A slice in Go is a structure. The current definition is (this is subject to change):
struct __go_slice { void *__values; intptr_t __count; intptr_t __capacity; };
The type of a Go function is a pointer to a struct (this is subject to change). The first field in the struct points to the code of the function, which will be equivalent to a pointer to a C function whose parameter types are equivalent, with an additional trailing parameter. The trailing parameter is the closure, and the argument to pass is a pointer to the Go function struct. When a Go function returns more than one value, the C function returns a struct. For example, these functions are roughly equivalent:
func GoFunction(int) (int, float64) struct { int i; float64 f; } CFunction(int, void*)
Go interface
, channel
, and map
types have no corresponding C type (interface
is a
two-element struct and channel
and map
are
pointers to structs in C, but the structs are deliberately undocumented). C
enum
types correspond to some integer type, but precisely
which one is difficult to predict in general; use a cast. C union
types have no corresponding Go type. C struct
types containing
bitfields have no corresponding Go type. C++ class
types have
no corresponding Go type.
Memory allocation is completely different between C and Go, as Go uses garbage collection. The exact guidelines in this area are undetermined, but it is likely that it will be permitted to pass a pointer to allocated memory from C to Go. The responsibility of eventually freeing the pointer will remain with C side, and of course if the C side frees the pointer while the Go side still has a copy the program will fail. When passing a pointer from Go to C, the Go function must retain a visible copy of it in some Go variable. Otherwise the Go garbage collector may delete the pointer while the C function is still using it.
Function names
Go code can call C functions directly using a Go extension implemented
in gccgo: a function declaration may be preceded by
//extern NAME
. For example, here is how the C function
open
can be declared in Go:
//extern open func c_open(name *byte, mode int, perm int) int
The C function naturally expects a NUL-terminated string, which in
Go is equivalent to a pointer to an array (not a slice!) of
byte
with a terminating zero byte. So a sample call
from Go would look like (after importing the syscall
package):
var name = [4]byte{'f', 'o', 'o', 0}; i := c_open(&name[0], syscall.O_RDONLY, 0);
(this serves as an example only, to open a file in Go please use Go's
os.Open
function instead).
Note that if the C function can block, such as in a call
to read
, calling the C function may block the Go program.

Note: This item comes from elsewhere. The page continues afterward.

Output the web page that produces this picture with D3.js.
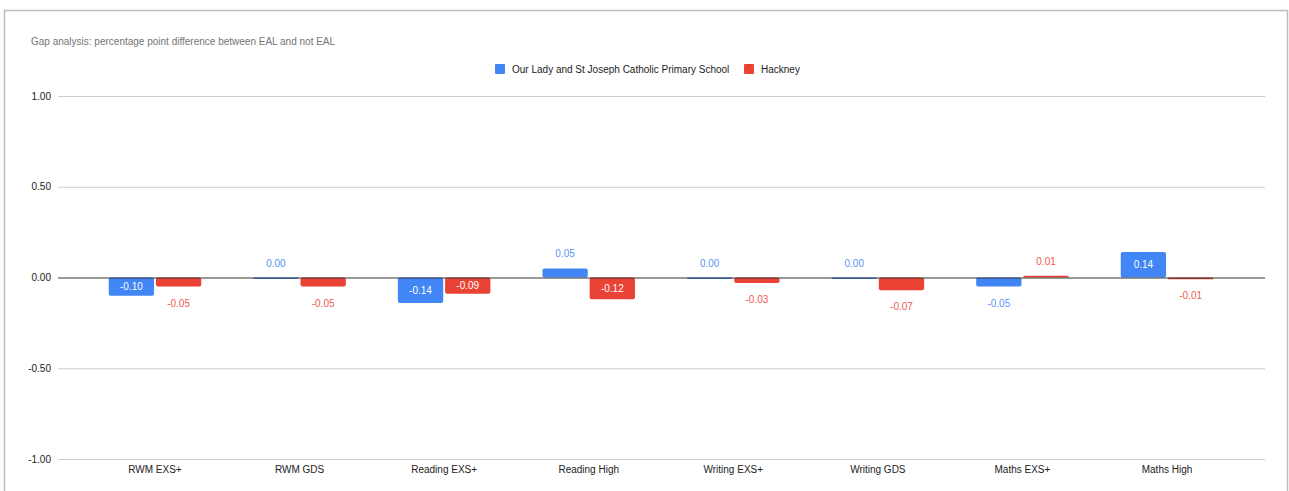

Unless you have a clear understanding of what you are doing, all calls
between C and Go should be implemented through cgo or SWIG, as for
the gc
compiler.
The name of Go functions accessed from C is subject to change. At present
the name of a Go function that does not have a receiver is
prefix.package.Functionname
. The prefix is set by
the -fgo-prefix
option used when the package is compiled;
if the option is not used, the default is go
.
To call the function from C you must set the name using
a GCC extension.
extern int go_function(int) __asm__ ("myprefix.mypackage.Function");
Automatic generation of Go declarations from C source code
The Go version of GCC supports automatically generating
Go declarations from C code. The facility is rather awkward, and most
users should use the cgo program with
the -gccgo
option instead.
Compile your C code as usual, and add the option
-fdump-go-spec=FILENAME
. This will create the
file FILENAME
as a side effect of the
compilation. This file will contain Go declarations for the types,
variables and functions declared in the C code. C types that can not
be represented in Go will be recorded as comments in the Go code. The
generated file will not have a package
declaration, but
can otherwise be compiled directly by gccgo.
This procedure is full of unstated caveats and restrictions and we make no guarantee that it will not change in the future. It is more useful as a starting point for real Go code than as a regular procedure.